Data lines:
>> start

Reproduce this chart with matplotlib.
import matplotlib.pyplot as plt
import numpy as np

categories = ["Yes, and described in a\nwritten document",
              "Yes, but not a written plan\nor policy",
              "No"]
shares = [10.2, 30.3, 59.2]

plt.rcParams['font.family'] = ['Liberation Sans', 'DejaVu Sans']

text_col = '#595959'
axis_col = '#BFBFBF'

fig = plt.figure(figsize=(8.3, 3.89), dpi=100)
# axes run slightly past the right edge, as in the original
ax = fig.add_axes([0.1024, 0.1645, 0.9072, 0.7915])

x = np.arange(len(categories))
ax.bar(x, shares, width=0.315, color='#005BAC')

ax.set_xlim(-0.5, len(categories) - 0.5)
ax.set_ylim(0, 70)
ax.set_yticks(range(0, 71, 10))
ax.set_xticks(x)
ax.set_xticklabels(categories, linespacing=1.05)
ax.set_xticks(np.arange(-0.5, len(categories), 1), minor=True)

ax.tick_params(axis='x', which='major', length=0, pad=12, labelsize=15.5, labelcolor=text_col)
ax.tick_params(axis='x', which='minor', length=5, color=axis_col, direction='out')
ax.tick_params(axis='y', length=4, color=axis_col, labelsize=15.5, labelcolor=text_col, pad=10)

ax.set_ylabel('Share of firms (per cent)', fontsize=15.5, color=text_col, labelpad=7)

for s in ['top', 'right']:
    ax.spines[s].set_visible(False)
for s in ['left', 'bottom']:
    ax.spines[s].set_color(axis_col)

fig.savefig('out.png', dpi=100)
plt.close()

>> end
>> start

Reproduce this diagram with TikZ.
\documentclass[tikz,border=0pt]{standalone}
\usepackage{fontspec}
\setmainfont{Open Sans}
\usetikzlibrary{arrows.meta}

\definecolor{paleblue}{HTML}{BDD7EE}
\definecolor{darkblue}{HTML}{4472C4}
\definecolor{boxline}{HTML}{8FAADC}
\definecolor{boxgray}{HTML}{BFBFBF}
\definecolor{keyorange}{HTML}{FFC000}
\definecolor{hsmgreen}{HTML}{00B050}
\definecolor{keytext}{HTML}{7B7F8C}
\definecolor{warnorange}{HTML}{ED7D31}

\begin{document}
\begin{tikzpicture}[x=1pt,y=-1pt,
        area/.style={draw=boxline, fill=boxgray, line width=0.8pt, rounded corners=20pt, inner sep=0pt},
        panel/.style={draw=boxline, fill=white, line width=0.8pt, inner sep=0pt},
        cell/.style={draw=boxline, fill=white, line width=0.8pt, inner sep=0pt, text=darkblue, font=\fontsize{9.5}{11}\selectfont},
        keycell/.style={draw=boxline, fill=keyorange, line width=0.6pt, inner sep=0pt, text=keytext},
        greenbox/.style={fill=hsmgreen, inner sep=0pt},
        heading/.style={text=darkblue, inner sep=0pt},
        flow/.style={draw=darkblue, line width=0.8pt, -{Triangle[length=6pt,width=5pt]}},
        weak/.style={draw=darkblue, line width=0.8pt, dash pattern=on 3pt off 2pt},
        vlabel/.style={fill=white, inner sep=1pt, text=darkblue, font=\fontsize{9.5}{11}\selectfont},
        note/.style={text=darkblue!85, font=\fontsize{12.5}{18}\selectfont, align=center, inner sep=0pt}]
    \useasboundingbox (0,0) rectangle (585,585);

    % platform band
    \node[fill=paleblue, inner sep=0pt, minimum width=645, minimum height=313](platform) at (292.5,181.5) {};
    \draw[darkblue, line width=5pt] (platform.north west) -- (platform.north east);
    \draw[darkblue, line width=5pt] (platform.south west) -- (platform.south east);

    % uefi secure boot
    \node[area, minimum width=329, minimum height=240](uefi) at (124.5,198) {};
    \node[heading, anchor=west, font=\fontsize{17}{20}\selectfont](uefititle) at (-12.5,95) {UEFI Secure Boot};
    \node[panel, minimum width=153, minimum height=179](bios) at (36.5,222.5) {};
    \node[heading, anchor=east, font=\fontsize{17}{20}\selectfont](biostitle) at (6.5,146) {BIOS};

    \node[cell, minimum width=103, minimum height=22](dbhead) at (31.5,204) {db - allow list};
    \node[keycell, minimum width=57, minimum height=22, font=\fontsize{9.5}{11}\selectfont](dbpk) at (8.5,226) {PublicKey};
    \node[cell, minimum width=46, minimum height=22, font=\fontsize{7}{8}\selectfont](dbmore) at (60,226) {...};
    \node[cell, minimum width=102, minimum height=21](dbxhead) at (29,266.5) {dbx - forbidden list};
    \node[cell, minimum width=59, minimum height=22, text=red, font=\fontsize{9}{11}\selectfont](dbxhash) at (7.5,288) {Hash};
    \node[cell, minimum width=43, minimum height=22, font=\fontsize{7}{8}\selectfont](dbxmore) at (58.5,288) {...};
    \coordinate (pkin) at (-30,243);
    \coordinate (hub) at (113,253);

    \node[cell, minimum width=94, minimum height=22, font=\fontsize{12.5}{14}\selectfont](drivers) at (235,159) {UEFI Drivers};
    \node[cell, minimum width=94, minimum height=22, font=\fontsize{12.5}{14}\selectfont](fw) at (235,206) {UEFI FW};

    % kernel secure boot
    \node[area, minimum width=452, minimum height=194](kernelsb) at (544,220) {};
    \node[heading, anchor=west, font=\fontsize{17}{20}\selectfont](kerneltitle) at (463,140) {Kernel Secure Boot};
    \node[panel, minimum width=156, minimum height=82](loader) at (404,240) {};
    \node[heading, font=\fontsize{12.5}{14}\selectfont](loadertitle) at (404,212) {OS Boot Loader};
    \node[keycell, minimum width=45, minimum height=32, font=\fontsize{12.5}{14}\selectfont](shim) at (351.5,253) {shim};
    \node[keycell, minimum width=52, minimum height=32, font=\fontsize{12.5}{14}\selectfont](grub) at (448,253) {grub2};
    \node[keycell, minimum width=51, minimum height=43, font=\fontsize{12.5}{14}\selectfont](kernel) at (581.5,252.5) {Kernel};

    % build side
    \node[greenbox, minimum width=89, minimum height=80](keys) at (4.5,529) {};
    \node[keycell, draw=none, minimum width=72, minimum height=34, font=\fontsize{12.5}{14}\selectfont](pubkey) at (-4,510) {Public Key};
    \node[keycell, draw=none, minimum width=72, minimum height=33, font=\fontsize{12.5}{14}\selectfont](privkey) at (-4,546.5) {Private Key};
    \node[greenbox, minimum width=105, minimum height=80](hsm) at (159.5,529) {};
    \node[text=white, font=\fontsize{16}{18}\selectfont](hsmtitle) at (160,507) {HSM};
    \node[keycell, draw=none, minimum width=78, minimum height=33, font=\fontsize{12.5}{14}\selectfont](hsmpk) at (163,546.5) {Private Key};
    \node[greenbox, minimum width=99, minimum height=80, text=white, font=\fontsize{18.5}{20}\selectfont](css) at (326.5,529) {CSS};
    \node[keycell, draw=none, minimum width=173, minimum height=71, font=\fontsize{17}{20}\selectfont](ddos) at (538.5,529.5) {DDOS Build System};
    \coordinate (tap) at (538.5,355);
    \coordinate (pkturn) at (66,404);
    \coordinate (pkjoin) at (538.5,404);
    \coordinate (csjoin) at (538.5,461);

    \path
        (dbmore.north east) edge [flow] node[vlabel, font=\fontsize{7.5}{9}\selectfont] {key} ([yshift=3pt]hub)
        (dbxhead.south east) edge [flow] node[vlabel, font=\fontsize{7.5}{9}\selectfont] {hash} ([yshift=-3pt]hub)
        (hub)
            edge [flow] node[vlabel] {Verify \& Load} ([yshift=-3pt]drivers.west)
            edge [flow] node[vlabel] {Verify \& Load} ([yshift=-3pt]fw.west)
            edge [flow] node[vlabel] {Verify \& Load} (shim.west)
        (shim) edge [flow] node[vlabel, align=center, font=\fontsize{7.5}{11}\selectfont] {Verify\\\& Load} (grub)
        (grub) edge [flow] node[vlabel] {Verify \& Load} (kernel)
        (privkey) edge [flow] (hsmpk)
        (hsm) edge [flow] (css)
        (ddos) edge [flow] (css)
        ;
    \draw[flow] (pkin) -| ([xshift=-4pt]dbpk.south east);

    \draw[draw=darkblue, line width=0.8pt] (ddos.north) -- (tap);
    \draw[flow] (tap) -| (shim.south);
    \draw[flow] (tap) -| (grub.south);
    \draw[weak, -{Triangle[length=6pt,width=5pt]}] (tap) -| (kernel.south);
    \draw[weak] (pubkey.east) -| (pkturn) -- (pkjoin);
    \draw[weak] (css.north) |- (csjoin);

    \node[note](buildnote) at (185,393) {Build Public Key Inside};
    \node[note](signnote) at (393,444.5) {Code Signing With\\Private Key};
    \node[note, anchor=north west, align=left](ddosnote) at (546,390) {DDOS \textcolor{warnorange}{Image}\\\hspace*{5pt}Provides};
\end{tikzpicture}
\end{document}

>> end
>> start

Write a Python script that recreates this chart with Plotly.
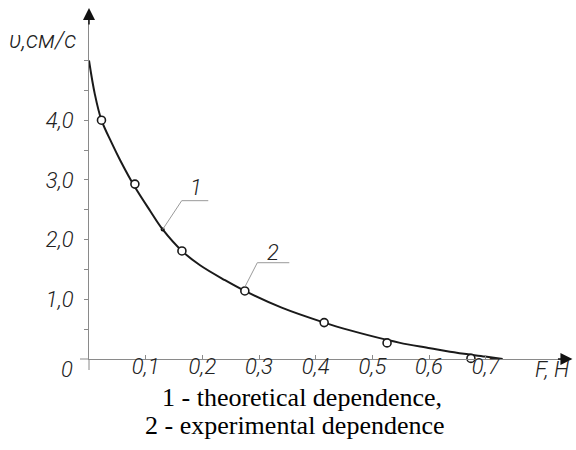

>> end

Your task is to retype the entries verbatim, starting with the line that holds "Reproduce this chart with matplotlib." and stopping after the line that holds "ax.bar(x, shares, width=0.315, color='#005BAC')".

Reproduce this chart with matplotlib.
import matplotlib.pyplot as plt
import numpy as np

categories = ["Yes, and described in a\nwritten document",
              "Yes, but not a written plan\nor policy",
              "No"]
shares = [10.2, 30.3, 59.2]

plt.rcParams['font.family'] = ['Liberation Sans', 'DejaVu Sans']

text_col = '#595959'
axis_col = '#BFBFBF'

fig = plt.figure(figsize=(8.3, 3.89), dpi=100)
# axes run slightly past the right edge, as in the original
ax = fig.add_axes([0.1024, 0.1645, 0.9072, 0.7915])

x = np.arange(len(categories))
ax.bar(x, shares, width=0.315, color='#005BAC')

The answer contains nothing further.